** begin **
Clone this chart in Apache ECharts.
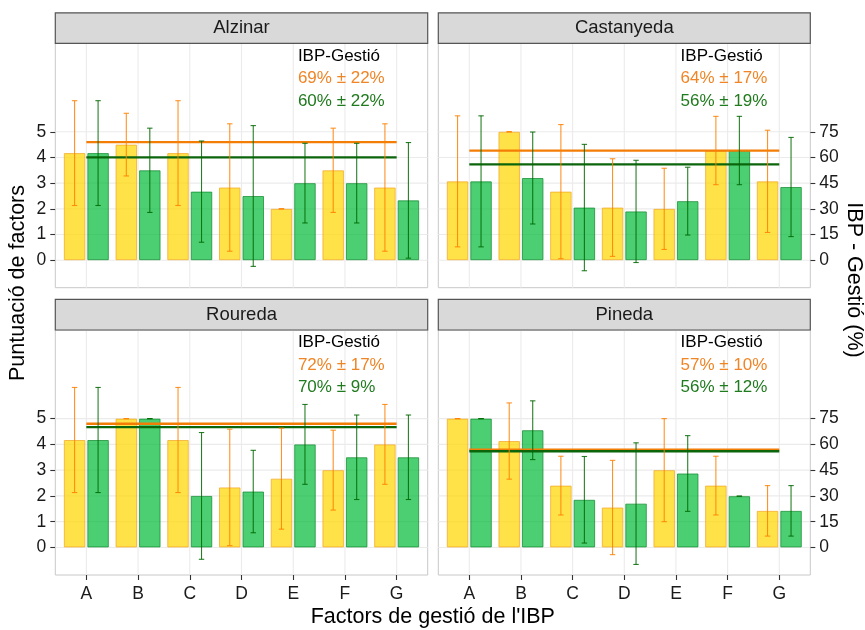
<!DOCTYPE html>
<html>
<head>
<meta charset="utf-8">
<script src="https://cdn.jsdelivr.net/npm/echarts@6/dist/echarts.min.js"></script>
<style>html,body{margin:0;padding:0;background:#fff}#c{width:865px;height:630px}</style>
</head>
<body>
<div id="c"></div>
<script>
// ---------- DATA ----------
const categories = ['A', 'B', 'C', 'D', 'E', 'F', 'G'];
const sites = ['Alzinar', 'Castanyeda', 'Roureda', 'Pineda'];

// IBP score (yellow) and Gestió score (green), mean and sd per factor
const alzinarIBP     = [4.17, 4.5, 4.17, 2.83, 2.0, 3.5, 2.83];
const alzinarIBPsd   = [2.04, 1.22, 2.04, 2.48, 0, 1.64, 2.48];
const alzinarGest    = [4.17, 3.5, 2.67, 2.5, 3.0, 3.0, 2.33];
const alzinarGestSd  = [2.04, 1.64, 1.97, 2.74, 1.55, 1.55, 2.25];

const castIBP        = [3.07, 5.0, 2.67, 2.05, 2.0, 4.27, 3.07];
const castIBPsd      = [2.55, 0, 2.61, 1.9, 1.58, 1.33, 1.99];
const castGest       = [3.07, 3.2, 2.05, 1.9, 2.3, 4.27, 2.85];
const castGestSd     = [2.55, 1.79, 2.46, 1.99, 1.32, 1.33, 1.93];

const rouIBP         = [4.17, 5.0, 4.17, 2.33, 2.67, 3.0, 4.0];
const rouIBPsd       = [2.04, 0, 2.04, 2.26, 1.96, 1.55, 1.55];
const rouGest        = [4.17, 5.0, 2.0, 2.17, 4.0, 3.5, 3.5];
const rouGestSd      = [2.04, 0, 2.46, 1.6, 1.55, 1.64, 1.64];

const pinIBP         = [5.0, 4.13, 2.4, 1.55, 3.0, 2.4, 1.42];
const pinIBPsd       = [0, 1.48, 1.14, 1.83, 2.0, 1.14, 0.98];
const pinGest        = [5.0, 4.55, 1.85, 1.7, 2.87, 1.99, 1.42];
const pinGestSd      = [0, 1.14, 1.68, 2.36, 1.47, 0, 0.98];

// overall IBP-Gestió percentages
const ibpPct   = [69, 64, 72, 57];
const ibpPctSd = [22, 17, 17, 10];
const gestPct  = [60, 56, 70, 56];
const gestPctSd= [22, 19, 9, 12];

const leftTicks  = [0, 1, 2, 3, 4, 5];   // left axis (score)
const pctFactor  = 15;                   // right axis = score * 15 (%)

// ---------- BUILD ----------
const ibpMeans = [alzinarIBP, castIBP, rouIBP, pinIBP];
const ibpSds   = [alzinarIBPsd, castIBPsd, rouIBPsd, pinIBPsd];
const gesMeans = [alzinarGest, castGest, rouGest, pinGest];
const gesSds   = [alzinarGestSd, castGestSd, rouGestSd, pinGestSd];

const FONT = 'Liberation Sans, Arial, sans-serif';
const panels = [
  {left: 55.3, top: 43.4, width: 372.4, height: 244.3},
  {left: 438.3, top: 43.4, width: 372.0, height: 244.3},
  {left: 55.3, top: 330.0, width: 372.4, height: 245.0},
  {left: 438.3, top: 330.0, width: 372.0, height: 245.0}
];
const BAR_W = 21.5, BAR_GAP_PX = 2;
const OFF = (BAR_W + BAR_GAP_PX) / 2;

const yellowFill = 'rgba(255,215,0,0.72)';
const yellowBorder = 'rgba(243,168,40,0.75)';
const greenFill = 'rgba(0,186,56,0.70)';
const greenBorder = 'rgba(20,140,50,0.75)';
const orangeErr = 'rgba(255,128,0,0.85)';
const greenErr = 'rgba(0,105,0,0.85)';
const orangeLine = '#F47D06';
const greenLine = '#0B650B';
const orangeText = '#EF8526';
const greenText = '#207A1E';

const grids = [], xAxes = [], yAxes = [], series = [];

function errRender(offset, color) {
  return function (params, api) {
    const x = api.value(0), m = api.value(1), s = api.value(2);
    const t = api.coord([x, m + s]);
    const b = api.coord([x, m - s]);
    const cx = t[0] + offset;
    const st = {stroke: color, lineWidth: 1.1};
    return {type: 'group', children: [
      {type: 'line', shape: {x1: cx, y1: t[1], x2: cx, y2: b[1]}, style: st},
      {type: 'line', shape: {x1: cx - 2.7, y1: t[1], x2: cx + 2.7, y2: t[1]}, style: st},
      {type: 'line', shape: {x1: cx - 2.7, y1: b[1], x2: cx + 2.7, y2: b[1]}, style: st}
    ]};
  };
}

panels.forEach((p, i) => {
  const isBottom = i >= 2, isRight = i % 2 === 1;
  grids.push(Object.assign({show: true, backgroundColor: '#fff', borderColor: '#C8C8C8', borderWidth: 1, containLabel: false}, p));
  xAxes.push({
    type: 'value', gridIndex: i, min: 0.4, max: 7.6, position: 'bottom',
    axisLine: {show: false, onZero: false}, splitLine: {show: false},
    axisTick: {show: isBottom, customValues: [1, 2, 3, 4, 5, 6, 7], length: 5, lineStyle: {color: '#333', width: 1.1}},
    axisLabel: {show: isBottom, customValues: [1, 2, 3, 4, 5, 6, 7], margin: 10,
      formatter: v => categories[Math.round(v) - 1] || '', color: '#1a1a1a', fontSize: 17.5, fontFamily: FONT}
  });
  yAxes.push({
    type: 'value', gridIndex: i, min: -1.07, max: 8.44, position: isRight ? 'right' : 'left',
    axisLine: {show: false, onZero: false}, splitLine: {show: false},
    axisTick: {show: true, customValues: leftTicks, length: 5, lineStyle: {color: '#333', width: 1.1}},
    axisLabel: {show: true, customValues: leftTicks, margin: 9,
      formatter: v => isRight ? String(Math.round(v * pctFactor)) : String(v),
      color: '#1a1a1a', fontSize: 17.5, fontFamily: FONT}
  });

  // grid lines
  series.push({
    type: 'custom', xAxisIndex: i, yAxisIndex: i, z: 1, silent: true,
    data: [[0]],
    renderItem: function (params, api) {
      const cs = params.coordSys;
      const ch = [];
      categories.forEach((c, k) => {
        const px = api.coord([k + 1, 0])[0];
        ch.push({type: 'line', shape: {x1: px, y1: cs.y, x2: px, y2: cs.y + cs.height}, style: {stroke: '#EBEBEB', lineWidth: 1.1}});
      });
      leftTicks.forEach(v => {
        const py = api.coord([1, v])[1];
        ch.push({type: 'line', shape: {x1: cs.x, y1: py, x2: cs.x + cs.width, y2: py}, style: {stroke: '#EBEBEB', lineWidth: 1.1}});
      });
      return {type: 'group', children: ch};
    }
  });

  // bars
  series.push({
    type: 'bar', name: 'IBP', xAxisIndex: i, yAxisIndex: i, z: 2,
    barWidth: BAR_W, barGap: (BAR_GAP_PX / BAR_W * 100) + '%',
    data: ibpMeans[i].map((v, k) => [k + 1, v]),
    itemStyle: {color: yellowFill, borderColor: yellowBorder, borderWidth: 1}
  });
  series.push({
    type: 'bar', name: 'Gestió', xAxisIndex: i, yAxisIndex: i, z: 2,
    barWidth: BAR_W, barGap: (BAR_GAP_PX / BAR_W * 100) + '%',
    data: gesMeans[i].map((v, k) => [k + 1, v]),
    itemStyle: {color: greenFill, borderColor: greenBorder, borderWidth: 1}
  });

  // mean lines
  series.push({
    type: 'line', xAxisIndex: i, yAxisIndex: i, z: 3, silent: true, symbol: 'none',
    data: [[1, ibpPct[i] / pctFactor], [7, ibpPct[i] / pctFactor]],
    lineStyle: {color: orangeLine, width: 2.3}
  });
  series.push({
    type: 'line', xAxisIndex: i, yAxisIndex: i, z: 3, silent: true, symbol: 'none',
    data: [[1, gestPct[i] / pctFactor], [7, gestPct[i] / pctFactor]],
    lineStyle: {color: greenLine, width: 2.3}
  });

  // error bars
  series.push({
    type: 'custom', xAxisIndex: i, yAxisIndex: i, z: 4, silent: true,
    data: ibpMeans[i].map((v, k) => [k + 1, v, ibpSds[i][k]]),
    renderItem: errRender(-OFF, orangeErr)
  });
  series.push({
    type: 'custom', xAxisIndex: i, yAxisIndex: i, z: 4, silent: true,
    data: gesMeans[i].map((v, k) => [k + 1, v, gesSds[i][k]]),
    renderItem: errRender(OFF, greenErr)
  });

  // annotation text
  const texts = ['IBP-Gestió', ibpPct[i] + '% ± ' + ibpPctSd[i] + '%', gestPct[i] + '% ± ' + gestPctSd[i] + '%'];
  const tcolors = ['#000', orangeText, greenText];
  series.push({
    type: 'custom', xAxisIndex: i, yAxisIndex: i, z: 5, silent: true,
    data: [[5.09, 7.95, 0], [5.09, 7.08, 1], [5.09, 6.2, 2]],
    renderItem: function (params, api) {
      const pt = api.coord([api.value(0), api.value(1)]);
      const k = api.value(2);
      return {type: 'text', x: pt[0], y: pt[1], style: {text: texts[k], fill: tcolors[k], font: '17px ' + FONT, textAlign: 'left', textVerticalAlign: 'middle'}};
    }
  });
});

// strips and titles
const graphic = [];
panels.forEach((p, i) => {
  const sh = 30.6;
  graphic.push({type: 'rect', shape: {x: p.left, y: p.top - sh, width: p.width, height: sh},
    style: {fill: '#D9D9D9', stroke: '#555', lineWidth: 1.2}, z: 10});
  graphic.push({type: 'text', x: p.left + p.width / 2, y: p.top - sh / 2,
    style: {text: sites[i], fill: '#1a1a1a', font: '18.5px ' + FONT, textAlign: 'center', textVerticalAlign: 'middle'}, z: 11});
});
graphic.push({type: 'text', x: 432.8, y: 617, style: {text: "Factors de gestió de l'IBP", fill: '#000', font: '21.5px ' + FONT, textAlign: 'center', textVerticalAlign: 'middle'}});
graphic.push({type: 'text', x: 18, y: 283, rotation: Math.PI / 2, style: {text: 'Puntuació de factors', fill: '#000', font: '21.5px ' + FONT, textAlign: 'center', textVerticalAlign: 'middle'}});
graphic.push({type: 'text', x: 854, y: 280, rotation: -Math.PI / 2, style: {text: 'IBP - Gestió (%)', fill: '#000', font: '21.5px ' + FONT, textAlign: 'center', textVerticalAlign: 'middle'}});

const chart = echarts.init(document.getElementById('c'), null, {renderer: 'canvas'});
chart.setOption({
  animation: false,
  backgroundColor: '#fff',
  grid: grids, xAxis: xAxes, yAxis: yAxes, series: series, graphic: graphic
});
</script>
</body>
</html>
** end **
Return only the lines running from the top of the data to the line that holds "1.32, 1.33, 1.93];". Include both of those lines, but skip the pictures.

Clone this chart in Apache ECharts.
<!DOCTYPE html>
<html>
<head>
<meta charset="utf-8">
<script src="https://cdn.jsdelivr.net/npm/echarts@6/dist/echarts.min.js"></script>
<style>html,body{margin:0;padding:0;background:#fff}#c{width:865px;height:630px}</style>
</head>
<body>
<div id="c"></div>
<script>
// ---------- DATA ----------
const categories = ['A', 'B', 'C', 'D', 'E', 'F', 'G'];
const sites = ['Alzinar', 'Castanyeda', 'Roureda', 'Pineda'];

// IBP score (yellow) and Gestió score (green), mean and sd per factor
const alzinarIBP     = [4.17, 4.5, 4.17, 2.83, 2.0, 3.5, 2.83];
const alzinarIBPsd   = [2.04, 1.22, 2.04, 2.48, 0, 1.64, 2.48];
const alzinarGest    = [4.17, 3.5, 2.67, 2.5, 3.0, 3.0, 2.33];
const alzinarGestSd  = [2.04, 1.64, 1.97, 2.74, 1.55, 1.55, 2.25];

const castIBP        = [3.07, 5.0, 2.67, 2.05, 2.0, 4.27, 3.07];
const castIBPsd      = [2.55, 0, 2.61, 1.9, 1.58, 1.33, 1.99];
const castGest       = [3.07, 3.2, 2.05, 1.9, 2.3, 4.27, 2.85];
const castGestSd     = [2.55, 1.79, 2.46, 1.99, 1.32, 1.33, 1.93];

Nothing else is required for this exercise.